Salt reaping is usually done during the spring dry season. In 1936, the costs of salt reaping are recorded in a series of entries from May 2nd to June 5th. In 1937, no reaping is recorded, and only four sales of salt are recorded from June to the end of the year. There are only three sales in all of 1938. The expense of salt reaping in 1938 is recorded in January 1939. It seems to be a somewhat unpredictable business.
The cost of salt reaping may show the difference from one harvest to the next. In 1939, 11,557 francs were paid for reaping. In 1940, it was only 4,484 and in 1941 it was only 2,373. A low yield can be picked more quickly and cheaply, but the workers earn less and there is less salt to sell.

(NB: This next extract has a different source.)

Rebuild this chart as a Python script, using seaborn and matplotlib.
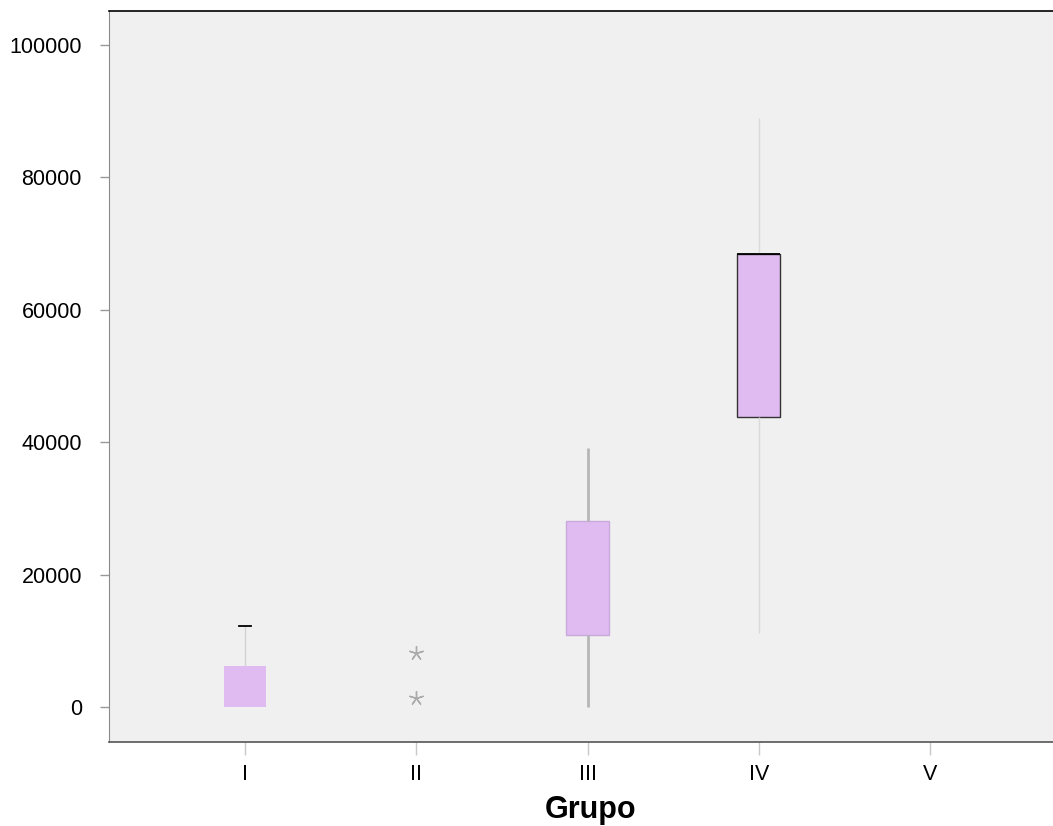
import numpy as np
import pandas as pd
import matplotlib
matplotlib.use("Agg")
import matplotlib.pyplot as plt
import seaborn as sns

plt.rcParams["font.family"] = ["Liberation Sans", "DejaVu Sans"]

# data
grupos = ["I", "II", "III", "IV", "V"]
grupo_I = [0, 0, 0, 6190, 12240]
grupo_II = [1360, 8160]          # only extreme values, shown as asterisks
grupo_III = [0, 10880, 19500, 28100, 39120]
grupo_IV = [11180, 43810, 68430, 68430, 88970]
yticks = [0, 20000, 40000, 60000, 80000, 100000]

box_color = "#dfbbf2"

df = pd.concat([
    pd.DataFrame({"grupo": "I", "valor": grupo_I}),
    pd.DataFrame({"grupo": "II", "valor": grupo_II}),
    pd.DataFrame({"grupo": "III", "valor": grupo_III}),
    pd.DataFrame({"grupo": "IV", "valor": grupo_IV}),
])

fig = plt.figure(figsize=(10.53, 8.26), dpi=100)
ax = fig.add_axes([109 / 1053, 1 - 742 / 826, 1 - 109 / 1053, (742 - 11) / 826])
ax.set_facecolor("#f0f0f0")

# group I: black upper cap, light whisker
n0 = len(ax.lines)
sns.boxplot(data=df[df.grupo == "I"], x="grupo", y="valor", order=grupos, ax=ax,
            width=0.25, color=box_color, saturation=1, linewidth=1, showcaps=True,
            capwidths=0.065,
            boxprops=dict(edgecolor="none"),
            whiskerprops=dict(color="#d2d2d2", linewidth=1),
            capprops=dict(color="black", linewidth=1.3),
            medianprops=dict(visible=False), showfliers=False)
for ln in ax.lines[n0:]:
    y = np.asarray(ln.get_ydata(), dtype=float)
    if len(y) == 2 and y[0] == y[1] == min(grupo_I):
        ln.set_visible(False)

# group III: grey whiskers, no caps
sns.boxplot(data=df[df.grupo == "III"], x="grupo", y="valor", order=grupos, ax=ax,
            width=0.25, color=box_color, saturation=1, linewidth=1, showcaps=False,
            boxprops=dict(edgecolor="#c9a9dc", linewidth=1.0),
            whiskerprops=dict(color="#b6b6b6", linewidth=2),
            medianprops=dict(visible=False), showfliers=False)

# group IV: dark box borders, very light whiskers
sns.boxplot(data=df[df.grupo == "IV"], x="grupo", y="valor", order=grupos, ax=ax,
            width=0.25, color=box_color, saturation=1, linewidth=1, showcaps=False,
            boxprops=dict(edgecolor="#333333", linewidth=1.0),
            whiskerprops=dict(color="#dadada", linewidth=1),
            medianprops=dict(color="black", linewidth=1.3), showfliers=False)

# group II: extreme values
sns.stripplot(data=df[df.grupo == "II"], x="grupo", y="valor", order=grupos, ax=ax,
              jitter=False, marker=(5, 2, 0), s=10, color="#ababab",
              edgecolor="#ababab", linewidth=1)

ax.set_xlim(-0.794, 4.718)
ax.set_ylim(-5290, 105140)
ax.set_yticks(yticks)
ax.set_yticklabels([str(v) for v in yticks])

ax.spines["right"].set_visible(False)
ax.spines["top"].set_color("black")
ax.spines["top"].set_linewidth(1.2)
ax.spines["left"].set_color("#8a8a8a")
ax.spines["bottom"].set_color("#555555")
ax.spines["bottom"].set_linewidth(1.2)

ax.tick_params(axis="y", length=6.5, width=1, color="#999999", pad=13,
               labelsize=15.5, labelcolor="black")
ax.tick_params(axis="x", length=9.5, width=1, color="#c8c8c8", pad=6,
               labelsize=15.5, labelcolor="black")

ax.set_ylabel("")
ax.set_xlabel("Grupo", fontsize=22, fontweight="bold")
ax.xaxis.set_label_coords((591 - 109) / 944, -0.073)

fig.savefig("out.png", dpi=100)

The names of the ships are recorded for each sale. Inèse I and Inèse II, Nina and Nina II, and Louisa B come to pick up salt many times over the years. Ships like Javeline and Restless only appear once in this ledger. Each ship leads to a unique story of maritime trade and the connections between islands.
A few entries in the ledger leave us with little mysteries. On September 30, 1936, there is a 25 franc expense for “Truck (salt shipping)” and a 60 franc expense for “Donkey.” Was this a moment when machines were taking over the work done by animals? On December 30th, 1937, 54 francs are spent on a trap door. Where was that, and is it still there?